Normal aches and pains or the occasional sniffle and cough may not alert you to go to the doctor, but establishing regular health exams and tests can help find potential problems before they start. Regular doctor’s visits can also help find problems early, when your chances for treatment and cure are better. So, that sniffle or cough could end up being the flu or even worse.
By getting consistent health services, screenings and treatments, you are taking steps that help your chances for living a longer, healthier life. Your age, health and family history, what you eat, how active you are, whether you smoke and other important factors impact what and how often you need healthcare.
Anton Kuzel, M.D., professor and chairman of the Department of Family Medicine and Population Health at Virginia Commonwealth University’s School of Medicine, provided insight on how often someone should see a doctor and what routine examinations we should have on a consistent basis to keep us healthy.
“The answer depends on age and health considerations.” comments Dr. Kuzel.

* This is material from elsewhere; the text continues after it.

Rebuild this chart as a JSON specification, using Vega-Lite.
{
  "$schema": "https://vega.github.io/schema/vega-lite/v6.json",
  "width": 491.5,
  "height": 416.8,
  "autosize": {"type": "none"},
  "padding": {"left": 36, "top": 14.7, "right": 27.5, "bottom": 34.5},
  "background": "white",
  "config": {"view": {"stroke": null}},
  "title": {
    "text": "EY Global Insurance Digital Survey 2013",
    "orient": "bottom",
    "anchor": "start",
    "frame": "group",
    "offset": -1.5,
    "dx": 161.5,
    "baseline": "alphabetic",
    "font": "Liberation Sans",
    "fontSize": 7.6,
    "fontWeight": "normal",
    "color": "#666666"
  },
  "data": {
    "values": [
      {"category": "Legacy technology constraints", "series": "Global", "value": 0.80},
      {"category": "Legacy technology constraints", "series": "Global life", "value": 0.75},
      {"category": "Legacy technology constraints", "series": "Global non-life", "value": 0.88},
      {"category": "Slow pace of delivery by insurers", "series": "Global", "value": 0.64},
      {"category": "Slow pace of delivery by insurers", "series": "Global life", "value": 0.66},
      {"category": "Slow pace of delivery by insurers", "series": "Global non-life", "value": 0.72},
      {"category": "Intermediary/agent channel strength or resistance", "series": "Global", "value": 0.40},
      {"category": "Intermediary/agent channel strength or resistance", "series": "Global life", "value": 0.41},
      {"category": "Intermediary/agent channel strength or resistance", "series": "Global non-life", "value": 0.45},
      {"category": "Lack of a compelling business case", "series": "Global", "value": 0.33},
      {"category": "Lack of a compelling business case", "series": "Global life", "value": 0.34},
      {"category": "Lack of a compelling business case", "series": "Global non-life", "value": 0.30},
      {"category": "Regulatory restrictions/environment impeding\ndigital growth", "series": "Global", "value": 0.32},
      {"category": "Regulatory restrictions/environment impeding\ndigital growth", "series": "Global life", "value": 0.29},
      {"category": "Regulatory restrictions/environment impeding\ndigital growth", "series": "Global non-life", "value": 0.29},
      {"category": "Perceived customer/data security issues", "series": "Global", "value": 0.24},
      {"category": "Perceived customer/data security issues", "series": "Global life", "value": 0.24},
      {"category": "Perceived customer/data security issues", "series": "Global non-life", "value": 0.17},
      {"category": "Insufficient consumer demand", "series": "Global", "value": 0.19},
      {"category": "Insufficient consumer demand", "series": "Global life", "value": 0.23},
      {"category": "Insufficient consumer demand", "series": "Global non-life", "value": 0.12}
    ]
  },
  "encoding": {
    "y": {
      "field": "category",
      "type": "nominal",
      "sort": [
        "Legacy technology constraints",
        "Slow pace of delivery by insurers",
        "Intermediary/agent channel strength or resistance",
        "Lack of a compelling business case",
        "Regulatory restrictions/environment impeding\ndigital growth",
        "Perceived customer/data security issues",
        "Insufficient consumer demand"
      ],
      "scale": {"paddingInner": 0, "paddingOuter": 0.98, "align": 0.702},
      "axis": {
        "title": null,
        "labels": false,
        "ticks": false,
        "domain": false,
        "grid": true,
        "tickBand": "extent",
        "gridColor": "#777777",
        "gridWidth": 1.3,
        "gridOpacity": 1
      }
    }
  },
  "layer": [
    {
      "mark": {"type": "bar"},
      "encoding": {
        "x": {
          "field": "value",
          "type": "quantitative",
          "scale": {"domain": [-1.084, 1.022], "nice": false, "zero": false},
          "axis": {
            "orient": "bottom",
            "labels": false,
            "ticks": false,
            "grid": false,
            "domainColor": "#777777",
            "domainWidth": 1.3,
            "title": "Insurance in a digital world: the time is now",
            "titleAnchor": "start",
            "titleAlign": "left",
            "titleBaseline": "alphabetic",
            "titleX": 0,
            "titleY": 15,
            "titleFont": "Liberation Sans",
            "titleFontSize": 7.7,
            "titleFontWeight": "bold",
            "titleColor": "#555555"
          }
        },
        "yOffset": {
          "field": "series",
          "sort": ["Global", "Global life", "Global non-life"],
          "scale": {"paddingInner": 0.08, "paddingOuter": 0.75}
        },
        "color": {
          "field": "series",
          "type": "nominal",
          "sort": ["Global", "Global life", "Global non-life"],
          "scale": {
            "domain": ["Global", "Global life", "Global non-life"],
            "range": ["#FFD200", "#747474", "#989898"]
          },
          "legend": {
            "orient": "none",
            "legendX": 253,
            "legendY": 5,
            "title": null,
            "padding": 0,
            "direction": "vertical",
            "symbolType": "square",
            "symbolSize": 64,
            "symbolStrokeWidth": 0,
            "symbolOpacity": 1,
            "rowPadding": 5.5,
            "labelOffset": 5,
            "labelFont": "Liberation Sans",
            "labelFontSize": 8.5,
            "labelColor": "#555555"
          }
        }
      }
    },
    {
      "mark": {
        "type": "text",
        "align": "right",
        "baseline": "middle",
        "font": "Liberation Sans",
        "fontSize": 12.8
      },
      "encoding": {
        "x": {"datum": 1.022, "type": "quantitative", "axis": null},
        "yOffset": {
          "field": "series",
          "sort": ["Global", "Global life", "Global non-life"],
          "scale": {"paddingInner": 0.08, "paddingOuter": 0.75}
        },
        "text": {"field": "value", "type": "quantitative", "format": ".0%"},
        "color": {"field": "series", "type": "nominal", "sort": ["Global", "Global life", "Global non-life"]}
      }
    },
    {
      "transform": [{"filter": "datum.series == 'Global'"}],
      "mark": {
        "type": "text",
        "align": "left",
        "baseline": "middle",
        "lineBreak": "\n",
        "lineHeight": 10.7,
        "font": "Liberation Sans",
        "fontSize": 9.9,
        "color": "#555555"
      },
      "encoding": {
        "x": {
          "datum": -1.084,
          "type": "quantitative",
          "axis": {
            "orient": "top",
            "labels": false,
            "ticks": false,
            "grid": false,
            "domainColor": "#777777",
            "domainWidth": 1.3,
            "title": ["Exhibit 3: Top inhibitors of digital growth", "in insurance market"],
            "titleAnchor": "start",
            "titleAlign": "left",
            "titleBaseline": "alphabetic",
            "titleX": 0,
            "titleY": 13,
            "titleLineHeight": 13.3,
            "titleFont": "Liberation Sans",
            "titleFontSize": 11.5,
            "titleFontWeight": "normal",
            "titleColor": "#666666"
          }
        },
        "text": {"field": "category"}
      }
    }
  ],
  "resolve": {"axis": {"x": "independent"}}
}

Infants and very young children have frequent visits to doctors for immunizations, parenting guidance/concerns and developmental screening. In general, young otherwise healthy adults should focus more on healthy behaviors (diet, exercise, no smoking or drugs, moderate or no use of alcohol, etc.) – this will have a much bigger impact on their ongoing health than doctor visits.
According to the U.S. Preventive Services Taskforce, the following are some recommended screenings:
- Screen for high blood pressure starting at age 18 and every five-to-seven years. People who are at increased risk of high blood pressure should have an annual screening starting at age 40.
- Screen for high cholesterol beginning at age 35 in men and 45 in women. If readings are normal, screen again every 5 years.
- Screen for diabetes in adults ages 40 to 70 who are overweight or obese. This should also be done for patients who have high blood pressure.
- Screen for cervical cancer with a Pap smear beginning at age 21 and continuing every 3 years to age 65.
- In average risk individuals, start screening for colon cancer starting at age 50. There are multiple options for screening and patients should select the one that makes sense to them.
- Screen for breast cancer with mammograms every two years between the ages of 50 and 74.
Here are five things to consider when trying to figure out how frequently you should be seeing a doctor.
- When was the last time you went to a doctor?
- Has anything changed since the last time you went to a doctor? If there’s something that’s been bugging you and just doesn’t seem to be getting better, it’s time to see your doctor.
- When was the last time the doctor told you to follow up? If you’re not sure, you can always call the doctor’s office and ask. But there are variations on schedules for routine tests based on the results of your last test.
- Was there something you wanted to follow up on with the doctor? If your blood pressure was borderline high at the last visit, your doctor may have recommended ways to change your lifestyle to try and bring it back down to normal.
- Has something in your family medical history changed? Knowing your family history is important; it can impact your risk of certain diseases and the suggested screening tests to undergo.
“Some doctors will treat minor illness without requiring an office visit. If it is appropriate to have a face-to-face evaluation, I would recommend either going to a pharmacy-based walk-in clinic or, if more serious, an urgent care facility.” says Dr. Kuzel. “Only truly serious problems should prompt a visit to an emergency room. In most ERs, well over half the visits did not require the level of care available at an ER.”
The truth is there is no exact timetable for how frequently each individual needs to visit the doctor. Some people think they need to go multiple times a year, even when they are healthy and feeling well. Some people think they can forgo seeing a doctor until they get really sick.
The final question during every doctor’s visit should be when to come back. It’s important to make a schedule but not to forget to pay attention to other things that are happening inside and around you that may change when you should go back. Take charge of your health and schedule your next doctor’s visit now!